Family Court of Western Australia

Filing a Subpoena

A party seeking the issue of a subpoena (the ‘issuing party’) needs to file:

  • a subpoena (Form 14) – the original (for the 'named person') and:
    • a copy for the Court
    • a copy for themself as the issuing party
    • a copy for each party in the case (including an Independent Children’s Lawyer, if appointed), and
    • a copy for any person who may have a sufficient interest in the subpoena (an ‘interested person’)
  • a letter to the Court advising:
    • whether the subpoena is in relation to property and financial issues, parenting issues or other issues
    • whether permission to issue the subpoena has already been given (and if so, the date of the order or direction when permission was given), and if not, the reasons why permission should be given
    • why the subpoena should be issued on short notice (if applicable, see ‘notice to named persons’ below for details)
  • the subpoena filing fee.

The Court will keep a copy of the subpoena and give the issuing party back the original subpoena and the other copies, sealed with the Court’s stamp. The issuing party must keep one sealed copy for themself and serve the original subpoena on the named person, and the other sealed copies on the other parties and any interested person.

See the subpoena kit for details on how to complete the Subpoena (Form 14).

Notice to Named Persons

Named Persons should be given as much notice as possible that they are required to provide evidence and/or produce documents.

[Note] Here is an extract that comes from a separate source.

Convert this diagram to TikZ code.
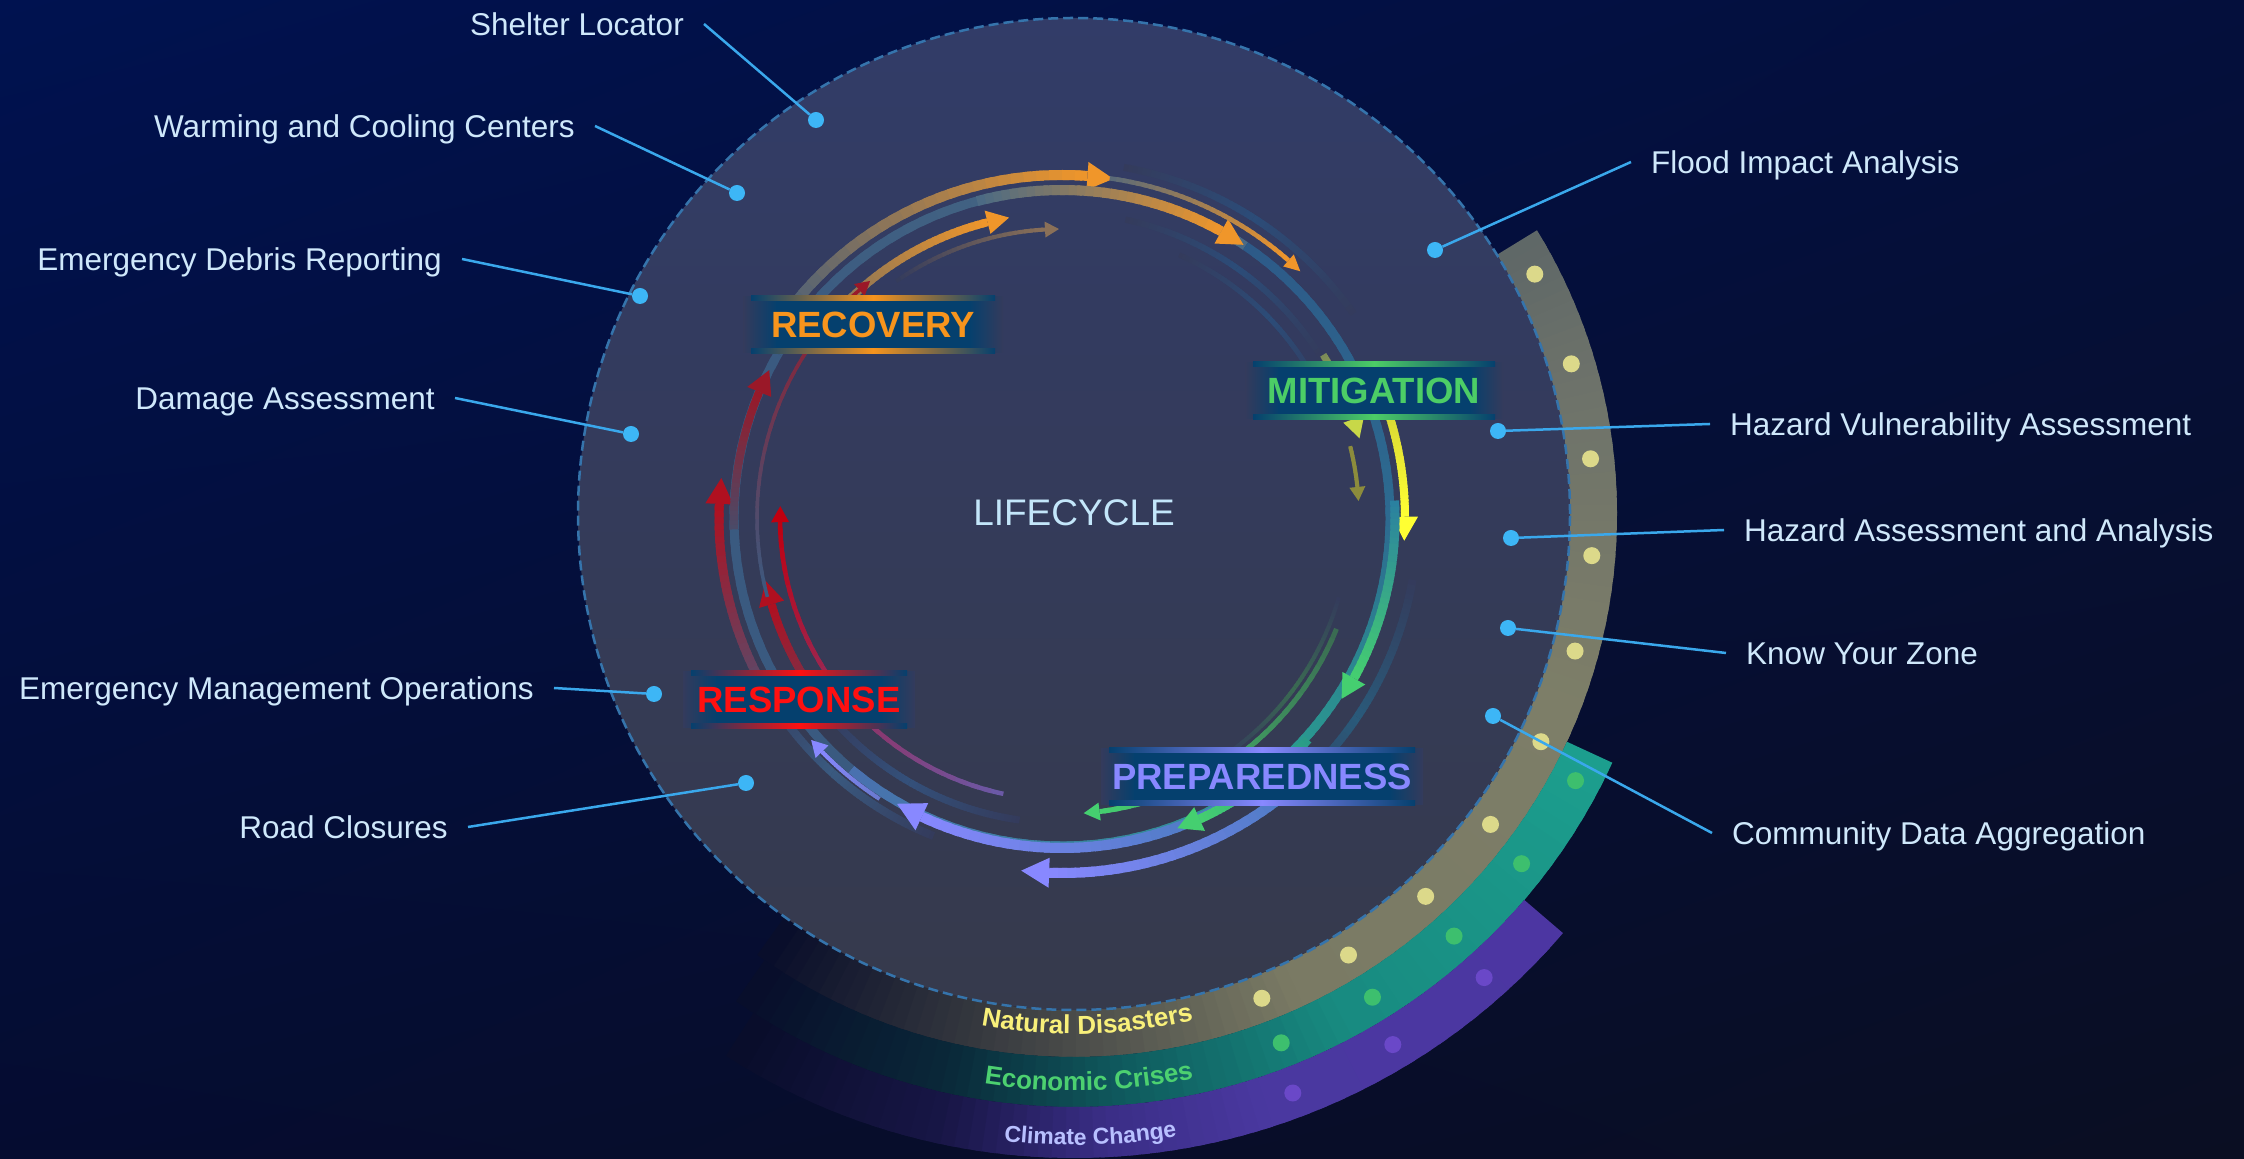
\documentclass[tikz,border=0pt]{standalone}
\usepackage{fontspec}
\setmainfont{Liberation Sans}
\usetikzlibrary{calc,decorations.text,shadings}

\definecolor{bgUL}{HTML}{001250}
\definecolor{bgUR}{HTML}{040F3C}
\definecolor{bgLL}{HTML}{050C30}
\definecolor{bgLR}{HTML}{0A0E22}
\definecolor{bgfade}{HTML}{080D2A}
\definecolor{circT}{HTML}{323C68}
\definecolor{circB}{HTML}{363A4C}
\definecolor{circEdge}{HTML}{3574AC}
\definecolor{ringbase}{HTML}{343B5C}
\definecolor{ndA}{HTML}{5E6767}
\definecolor{ndB}{HTML}{6D726A}
\definecolor{ndC}{HTML}{7D7E68}
\definecolor{ndD}{HTML}{7A7A64}
\definecolor{ndE}{HTML}{36393F}
\definecolor{ecA}{HTML}{1C9E8E}
\definecolor{ecB}{HTML}{188A80}
\definecolor{ecC}{HTML}{0F5A5E}
\definecolor{ecD}{HTML}{0A2838}
\definecolor{ccA}{HTML}{4C36A2}
\definecolor{ccB}{HTML}{4A38A0}
\definecolor{ccC}{HTML}{3A2E86}
\definecolor{ccD}{HTML}{181646}
\definecolor{nddot}{HTML}{DCD98A}
\definecolor{ecdot}{HTML}{3DBF6E}
\definecolor{ccdot}{HTML}{6A48C8}
\definecolor{ndtext}{HTML}{F8F07A}
\definecolor{ectext}{HTML}{4CD070}
\definecolor{cctext}{HTML}{B8C0FF}
\definecolor{trk1}{HTML}{3A5A80}
\definecolor{trk2}{HTML}{4A6A85}
\definecolor{trkB}{HTML}{2D5A88}
\definecolor{trkB2}{HTML}{2D6A90}
\definecolor{trkT}{HTML}{2A9A90}
\definecolor{trkV}{HTML}{4A70B0}
\definecolor{dkb}{HTML}{2C4C78}
\definecolor{dkb2}{HTML}{34507A}
\definecolor{dkt}{HTML}{2A5A7A}
\definecolor{dkg}{HTML}{3A6A52}
\definecolor{orng}{HTML}{F0962A}
\definecolor{gry}{HTML}{5A6A78}
\definecolor{tanc}{HTML}{7A7060}
\definecolor{brn}{HTML}{8A7058}
\definecolor{yel}{HTML}{FFFF33}
\definecolor{yel2}{HTML}{D8D834}
\definecolor{ygr}{HTML}{C8D848}
\definecolor{ygr2}{HTML}{7A8A58}
\definecolor{olv}{HTML}{8C8C3C}
\definecolor{tealb}{HTML}{2A80A0}
\definecolor{tealc}{HTML}{2A9A88}
\definecolor{grn}{HTML}{45CF70}
\definecolor{blu}{HTML}{4A7AC0}
\definecolor{vio}{HTML}{8888FF}
\definecolor{vio2}{HTML}{6A7AD0}
\definecolor{vio3}{HTML}{6A5AA8}
\definecolor{plg}{HTML}{5A4A6A}
\definecolor{plr}{HTML}{6A3A55}
\definecolor{gr2}{HTML}{4A4A68}
\definecolor{red1}{HTML}{B01020}
\definecolor{red2}{HTML}{C00010}
\definecolor{red3}{HTML}{9A1828}
\definecolor{boxc}{HTML}{05406E}
\definecolor{recC}{HTML}{F7941D}
\definecolor{mitC}{HTML}{4CCD66}
\definecolor{preC}{HTML}{8888FF}
\definecolor{resC}{HTML}{FF1010}
\definecolor{lifeC}{HTML}{C3E6FA}
\definecolor{lblC}{HTML}{CFE8FB}
\definecolor{connC}{HTML}{3AA8EC}
\definecolor{dotC}{HTML}{3DB6F6}

% gradient arc: r, a1, a2, width, c1, c2
\newcommand{\garc}[6]{%
  \foreach \k in {1,...,30}{%
    \pgfmathsetmacro\gA{(#2)+((#3)-(#2))*(\k-1)/30}%
    \pgfmathsetmacro\gB{(#2)+((#3)-(#2))*min(\k+0.6,30)/30}%
    \pgfmathtruncatemacro\gP{100*(\k-0.5)/30}%
    \draw[line width=#4pt,color=#6!\gP!#5] (\gA:#1) arc[start angle=\gA,end angle=\gB,radius=#1];
  }%
}
% gradient arrow: r, a1, atip, width, c1, c2, headlength, headhalfwidth
\newcommand{\garrow}[8]{%
  \pgfmathsetmacro\gE{(#3)+(#7)/(#1)*57.2958}%
  \garc{#1}{#2}{\gE}{#4}{#5}{#6}%
  \fill[#6] (#3:#1) -- (\gE:{#1+#8}) -- (\gE:{#1-#8}) -- cycle;
}
% faded-both-ends arc: r, a1, a2, width, color
\newcommand{\farc}[5]{%
  \pgfmathsetmacro\gM{((#2)+(#3))/2}%
  \garc{#1}{#2}{\gM}{#4}{ringbase}{#5}%
  \garc{#1}{\gM}{#3}{#4}{#5}{ringbase}%
}
% band gradient: rin, rout, a1, a2, c1, c2, N
\newcommand{\bandgrad}[7]{%
  \foreach \k in {1,...,#7}{%
    \pgfmathsetmacro\gA{(#3)+((#4)-(#3))*(\k-1)/#7}%
    \pgfmathsetmacro\gB{(#3)+((#4)-(#3))*(\k+0.5)/#7}%
    \pgfmathtruncatemacro\gP{100*(\k-0.5)/#7}%
    \fill[#6!\gP!#5] (\gA:#1) arc[start angle=\gA,end angle=\gB,radius=#1] -- (\gB:#2) arc[start angle=\gB,end angle=\gA,radius=#2] -- cycle;
  }%
}
% phase label: name, x, y, width, color, text
\newcommand{\phasebox}[6]{%
  \shade[left color=ringbase,right color=boxc] ({#2-#4/2},{#3-28}) rectangle ({#2-#4/2+34},{#3+28});
  \fill[boxc] ({#2-#4/2+33},{#3-28}) rectangle ({#2+#4/2-33},{#3+28});
  \shade[left color=boxc,right color=ringbase] ({#2+#4/2-34},{#3-28}) rectangle ({#2+#4/2},{#3+28});
  \shade[left color=boxc,right color=boxc,middle color=#5] ({#2-#4/2+8},{#3+24}) rectangle ({#2+#4/2-8},{#3+29});
  \shade[left color=boxc,right color=boxc,middle color=#5] ({#2-#4/2+8},{#3-29}) rectangle ({#2+#4/2-8},{#3-24});
  \node[phasetxt,text=#5] (#1) at (#2,#3) {#6};
}

\tikzset{
  lblL/.style={anchor=east,text=lblC,font=\fontsize{31.5}{38}\selectfont,inner xsep=20pt,inner ysep=0pt,text height=22.5pt,text depth=0pt},
  lblR/.style={anchor=west,text=lblC,font=\fontsize{31.5}{38}\selectfont,inner xsep=20pt,inner ysep=0pt,text height=22.5pt,text depth=0pt},
  ldot/.style={circle,fill=dotC,minimum size=16pt,inner sep=0pt},
  conn/.style={draw=connC,line width=2.5pt},
  phasetxt/.style={font=\fontsize{36.5}{44}\selectfont\bfseries,inner sep=0pt,text height=26pt,text depth=0pt},
}

\begin{document}
\begin{tikzpicture}[x=1pt,y=1pt]
\useasboundingbox (0,0) rectangle (2244,1159);
\shade[upper left=bgUL,upper right=bgUR,lower left=bgLL,lower right=bgLR] (0,0) rectangle (2244,1159);

% ---------- outer bands ----------
\begin{scope}[shift={(1074,645)}]
  \bandgrad{496}{543}{31.5}{15}{ndA}{ndB}{12}
  \bandgrad{496}{543}{15}{-20}{ndB}{ndC}{20}
  \bandgrad{496}{543}{-20}{-65}{ndC}{ndD}{24}
  \bandgrad{496}{543}{-65}{-100}{ndD}{ndE}{24}
  \bandgrad{496}{543}{-100}{-125}{ndE}{bgfade}{18}
  \bandgrad{543}{593}{-24.8}{-62}{ecA}{ecB}{20}
  \bandgrad{543}{593}{-62}{-85}{ecB}{ecC}{16}
  \bandgrad{543}{593}{-85}{-103}{ecC}{ecD}{14}
  \bandgrad{543}{593}{-103}{-124}{ecD}{bgfade}{14}
  \bandgrad{593}{644}{-40.6}{-72}{ccA}{ccB}{18}
  \bandgrad{593}{644}{-72}{-87}{ccB}{ccC}{12}
  \bandgrad{593}{644}{-87}{-102}{ccC}{ccD}{12}
  \bandgrad{593}{644}{-102}{-122}{ccD}{bgfade}{14}
  \foreach \a in {27.5,16.8,6.1,-4.6,-15.3,-26,-36.7,-47.4,-58.1,-68.8} \fill[nddot] (\a:519.5) circle (8.5);
  \foreach \a in {-28,-38,-48,-58.3,-68.6} \fill[ecdot] (\a:568) circle (8.5);
  \foreach \a in {-48.5,-59,-69.3} \fill[ccdot] (\a:619) circle (8.5);
  \path[decorate,decoration={text along path,text align=center,text color=ndtext,
     text={|\fontsize{26}{30}\selectfont\bfseries|Natural Disasters}}]
     (-113:520) arc[start angle=-113,end angle=-64,radius=520];
  \path[decorate,decoration={text along path,text align=center,text color=ectext,
     text={|\fontsize{26}{30}\selectfont\bfseries|Economic Crises}}]
     (-111:577) arc[start angle=-111,end angle=-66,radius=577];
  \path[decorate,decoration={text along path,text align=center,text color=cctext,
     text={|\fontsize{23}{27}\selectfont\bfseries|Climate Change}}]
     (-107:631) arc[start angle=-107,end angle=-70,radius=631];
\end{scope}

% ---------- main circle ----------
\shade[top color=circT,bottom color=circB] (1074,645) circle (496);
\draw[circEdge,line width=2.5pt,dash pattern=on 10pt off 5pt] (1074,645) circle (496);

% ---------- lifecycle ring ----------
\begin{scope}[shift={(1062,641)}]
  % track ring
  \garc{328}{150}{56}{9}{trk1}{trk2}
  \garc{328}{56}{0}{9}{trkB}{trkB2}
  \garc{328}{0}{-45}{9}{trkB2}{trkT}
  \garc{328}{-45}{-130}{9}{trkT}{trkV}
  \garc{328}{-130}{-210}{9}{trk1}{trk1}
  % faint rings
  \farc{356}{80}{35}{7}{dkb}
  \farc{305}{78}{32}{6}{dkb}
  \farc{288}{66}{22}{5}{dkb}
  \farc{356}{-10}{-58}{8}{dkt}
  \farc{288}{-16}{-56}{4}{dkg}
  \farc{343}{-112}{-152}{8}{trk1}
  \farc{305}{-98}{-142}{7}{dkb2}
  \farc{305}{150}{118}{6}{dkb}
  % recovery (orange)
  \garrow{343}{150}{81.4}{10}{trk1}{orng}{26}{14}
  \garrow{328}{105}{56.4}{10}{trk2}{orng}{26}{14}
  \garrow{343}{82}{46}{4.5}{gry}{orng}{16}{8}
  \garrow{305}{140}{100}{8}{tanc}{orng}{22}{12}
  \garrow{289}{125}{90.6}{4}{ringbase}{brn}{14}{8}
  % mitigation (yellow)
  \garrow{343}{18}{-3.8}{8}{yel2}{yel}{24}{13}
  \garrow{308}{32}{15}{7}{ygr2}{ygr}{20}{11}
  \garrow{297}{14}{3.3}{4}{olv}{olv}{14}{8}
  \garrow{333}{3}{-32.9}{9}{tealb}{grn}{24}{13}
  \garrow{296}{-22}{-85.8}{5}{dkg}{grn}{16}{9}
  % preparedness (violet)
  \garrow{330}{-62}{-120}{10}{blu}{vio}{28}{15}
  \garrow{355}{-48}{-96.6}{10}{blu}{vio}{28}{15}
  \garrow{335}{-123}{-138.5}{4}{vio2}{vio}{16}{9}
  \garrow{331}{-42}{-69.6}{9}{tealc}{grn}{24}{13}
  % response (red)
  \garrow{343}{-150}{-186.7}{9}{plg}{red1}{26}{14}
  \garrow{303}{-140}{-168}{8}{plr}{red1}{24}{13}
  \garrow{282}{-102}{-182.4}{4.5}{vio3}{red2}{16}{9}
  \garrow{328}{-178}{-206.8}{8}{gr2}{red3}{24}{13}
  \garrow{305}{-165}{-231}{3.5}{trk1}{red3}{14}{8}
\end{scope}

% ---------- phase labels ----------
\phasebox{recovery}{873}{834}{260}{recC}{RECOVERY}
\phasebox{mitigation}{1374}{768}{258}{mitC}{MITIGATION}
\phasebox{preparedness}{1262}{382}{322}{preC}{PREPAREDNESS}
\phasebox{response}{799}{459}{232}{resC}{RESPONSE}

\node[text=lifeC,font=\fontsize{37}{44}\selectfont,inner sep=0pt,text height=26.5pt,text depth=0pt] (life) at (1074,647) {LIFECYCLE};

% ---------- left labels ----------
\node[lblL] (sl) at (704,1135) {Shelter Locator};
\node[ldot] (sld) at (816,1039) {};
\draw[conn] (sl.east) -- (sld);
\node[lblL] (wcc) at (595,1033) {Warming and Cooling Centers};
\node[ldot] (wccd) at (737,966) {};
\draw[conn] (wcc.east) -- (wccd);
\node[lblL] (edr) at (462,900) {Emergency Debris Reporting};
\node[ldot] (edrd) at (640,863) {};
\draw[conn] (edr.east) -- (edrd);
\node[lblL] (da) at (455,761) {Damage Assessment};
\node[ldot] (dad) at (631,725) {};
\draw[conn] (da.east) -- (dad);
\node[lblL] (emo) at (554,471) {Emergency Management Operations};
\node[ldot] (emod) at (654,465) {};
\draw[conn] (emo.east) -- (emod);
\node[lblL] (rc) at (468,332) {Road Closures};
\node[ldot] (rcd) at (746,376) {};
\draw[conn] (rc.east) -- (rcd);

% ---------- right labels ----------
\node[lblR] (fia) at (1631,997) {Flood Impact Analysis};
\node[ldot] (fiad) at (1435,909) {};
\draw[conn] (fia.west) -- (fiad);
\node[lblR] (hva) at (1710,735) {Hazard Vulnerability Assessment};
\node[ldot] (hvad) at (1498,728) {};
\draw[conn] (hva.west) -- (hvad);
\node[lblR] (haa) at (1724,629) {Hazard Assessment and Analysis};
\node[ldot] (haad) at (1511,621) {};
\draw[conn] (haa.west) -- (haad);
\node[lblR] (kyz) at (1726,506) {Know Your Zone};
\node[ldot] (kyzd) at (1508,531) {};
\draw[conn] (kyz.west) -- (kyzd);
\node[lblR] (cda) at (1712,326) {Community Data Aggregation};
\node[ldot] (cdad) at (1493,443) {};
\draw[conn] (cda.west) -- (cdad);
\end{tikzpicture}
\end{document}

If you are requesting a subpoena that would be served and give less than 7 days’ notice (to give evidence) or 10 days’ notice (to produce documents), you will need to support your request with information to satisfy the Court that permission should still be given, despite the short notice. For example, if you have contacted the person or organisation to be subpoenaed and they have agreed they will be able to comply with the subpoena on short notice.